■ **Data**
□ □ □ □

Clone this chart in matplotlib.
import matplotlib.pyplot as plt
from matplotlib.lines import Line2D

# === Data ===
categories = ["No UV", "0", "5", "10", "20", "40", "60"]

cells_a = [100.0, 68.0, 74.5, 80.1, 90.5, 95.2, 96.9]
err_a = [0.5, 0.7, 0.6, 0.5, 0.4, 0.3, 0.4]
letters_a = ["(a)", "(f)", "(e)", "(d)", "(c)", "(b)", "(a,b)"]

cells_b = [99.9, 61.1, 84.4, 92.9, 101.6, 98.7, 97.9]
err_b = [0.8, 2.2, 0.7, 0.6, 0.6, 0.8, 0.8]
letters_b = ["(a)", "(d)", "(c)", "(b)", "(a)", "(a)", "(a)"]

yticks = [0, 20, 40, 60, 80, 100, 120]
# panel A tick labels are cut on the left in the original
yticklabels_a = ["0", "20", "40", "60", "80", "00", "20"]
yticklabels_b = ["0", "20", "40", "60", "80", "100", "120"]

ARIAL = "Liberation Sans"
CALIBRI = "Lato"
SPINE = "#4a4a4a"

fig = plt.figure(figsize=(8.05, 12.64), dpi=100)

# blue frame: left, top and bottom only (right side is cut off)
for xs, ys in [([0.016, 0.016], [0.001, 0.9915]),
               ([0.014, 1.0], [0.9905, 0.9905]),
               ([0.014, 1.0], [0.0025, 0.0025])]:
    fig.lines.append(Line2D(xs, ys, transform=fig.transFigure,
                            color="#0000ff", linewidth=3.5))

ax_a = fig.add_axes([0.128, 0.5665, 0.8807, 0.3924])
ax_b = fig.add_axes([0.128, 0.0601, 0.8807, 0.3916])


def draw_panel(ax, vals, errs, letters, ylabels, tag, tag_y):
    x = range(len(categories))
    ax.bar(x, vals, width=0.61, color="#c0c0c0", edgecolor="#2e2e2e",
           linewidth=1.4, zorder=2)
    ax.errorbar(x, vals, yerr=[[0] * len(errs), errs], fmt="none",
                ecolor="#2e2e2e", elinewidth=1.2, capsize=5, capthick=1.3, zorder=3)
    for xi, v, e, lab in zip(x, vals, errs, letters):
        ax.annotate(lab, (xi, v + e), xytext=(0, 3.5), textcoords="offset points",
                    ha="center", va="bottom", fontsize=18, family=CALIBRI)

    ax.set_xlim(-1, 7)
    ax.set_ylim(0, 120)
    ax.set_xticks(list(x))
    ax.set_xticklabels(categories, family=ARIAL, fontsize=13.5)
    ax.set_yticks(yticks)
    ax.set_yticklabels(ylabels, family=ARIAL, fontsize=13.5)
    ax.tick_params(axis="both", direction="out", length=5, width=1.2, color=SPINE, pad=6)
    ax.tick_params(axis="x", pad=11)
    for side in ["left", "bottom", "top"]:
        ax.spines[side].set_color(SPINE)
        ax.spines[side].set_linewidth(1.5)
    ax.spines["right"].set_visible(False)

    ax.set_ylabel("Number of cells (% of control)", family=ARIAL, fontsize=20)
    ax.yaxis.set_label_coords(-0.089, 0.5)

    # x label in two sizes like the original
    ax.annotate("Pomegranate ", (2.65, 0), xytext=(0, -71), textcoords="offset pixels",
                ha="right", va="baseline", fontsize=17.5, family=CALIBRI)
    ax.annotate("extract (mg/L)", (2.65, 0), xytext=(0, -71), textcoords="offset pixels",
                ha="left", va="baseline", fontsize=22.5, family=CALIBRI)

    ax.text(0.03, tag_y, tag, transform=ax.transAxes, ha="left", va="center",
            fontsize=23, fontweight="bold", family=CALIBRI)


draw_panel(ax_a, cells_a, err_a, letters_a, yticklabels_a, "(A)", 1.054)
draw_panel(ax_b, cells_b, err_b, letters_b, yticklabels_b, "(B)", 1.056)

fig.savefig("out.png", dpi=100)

□ □ □ □

■ **Job**
Please repeat the listing exactly, with nothing left out.

■ **Full answer**
Clone this chart in matplotlib.
import matplotlib.pyplot as plt
from matplotlib.lines import Line2D

# === Data ===
categories = ["No UV", "0", "5", "10", "20", "40", "60"]

cells_a = [100.0, 68.0, 74.5, 80.1, 90.5, 95.2, 96.9]
err_a = [0.5, 0.7, 0.6, 0.5, 0.4, 0.3, 0.4]
letters_a = ["(a)", "(f)", "(e)", "(d)", "(c)", "(b)", "(a,b)"]

cells_b = [99.9, 61.1, 84.4, 92.9, 101.6, 98.7, 97.9]
err_b = [0.8, 2.2, 0.7, 0.6, 0.6, 0.8, 0.8]
letters_b = ["(a)", "(d)", "(c)", "(b)", "(a)", "(a)", "(a)"]

yticks = [0, 20, 40, 60, 80, 100, 120]
# panel A tick labels are cut on the left in the original
yticklabels_a = ["0", "20", "40", "60", "80", "00", "20"]
yticklabels_b = ["0", "20", "40", "60", "80", "100", "120"]

ARIAL = "Liberation Sans"
CALIBRI = "Lato"
SPINE = "#4a4a4a"

fig = plt.figure(figsize=(8.05, 12.64), dpi=100)

# blue frame: left, top and bottom only (right side is cut off)
for xs, ys in [([0.016, 0.016], [0.001, 0.9915]),
               ([0.014, 1.0], [0.9905, 0.9905]),
               ([0.014, 1.0], [0.0025, 0.0025])]:
    fig.lines.append(Line2D(xs, ys, transform=fig.transFigure,
                            color="#0000ff", linewidth=3.5))

ax_a = fig.add_axes([0.128, 0.5665, 0.8807, 0.3924])
ax_b = fig.add_axes([0.128, 0.0601, 0.8807, 0.3916])


def draw_panel(ax, vals, errs, letters, ylabels, tag, tag_y):
    x = range(len(categories))
    ax.bar(x, vals, width=0.61, color="#c0c0c0", edgecolor="#2e2e2e",
           linewidth=1.4, zorder=2)
    ax.errorbar(x, vals, yerr=[[0] * len(errs), errs], fmt="none",
                ecolor="#2e2e2e", elinewidth=1.2, capsize=5, capthick=1.3, zorder=3)
    for xi, v, e, lab in zip(x, vals, errs, letters):
        ax.annotate(lab, (xi, v + e), xytext=(0, 3.5), textcoords="offset points",
                    ha="center", va="bottom", fontsize=18, family=CALIBRI)

    ax.set_xlim(-1, 7)
    ax.set_ylim(0, 120)
    ax.set_xticks(list(x))
    ax.set_xticklabels(categories, family=ARIAL, fontsize=13.5)
    ax.set_yticks(yticks)
    ax.set_yticklabels(ylabels, family=ARIAL, fontsize=13.5)
    ax.tick_params(axis="both", direction="out", length=5, width=1.2, color=SPINE, pad=6)
    ax.tick_params(axis="x", pad=11)
    for side in ["left", "bottom", "top"]:
        ax.spines[side].set_color(SPINE)
        ax.spines[side].set_linewidth(1.5)
    ax.spines["right"].set_visible(False)

    ax.set_ylabel("Number of cells (% of control)", family=ARIAL, fontsize=20)
    ax.yaxis.set_label_coords(-0.089, 0.5)

    # x label in two sizes like the original
    ax.annotate("Pomegranate ", (2.65, 0), xytext=(0, -71), textcoords="offset pixels",
                ha="right", va="baseline", fontsize=17.5, family=CALIBRI)
    ax.annotate("extract (mg/L)", (2.65, 0), xytext=(0, -71), textcoords="offset pixels",
                ha="left", va="baseline", fontsize=22.5, family=CALIBRI)

    ax.text(0.03, tag_y, tag, transform=ax.transAxes, ha="left", va="center",
            fontsize=23, fontweight="bold", family=CALIBRI)


draw_panel(ax_a, cells_a, err_a, letters_a, yticklabels_a, "(A)", 1.054)
draw_panel(ax_b, cells_b, err_b, letters_b, yticklabels_b, "(B)", 1.056)

fig.savefig("out.png", dpi=100)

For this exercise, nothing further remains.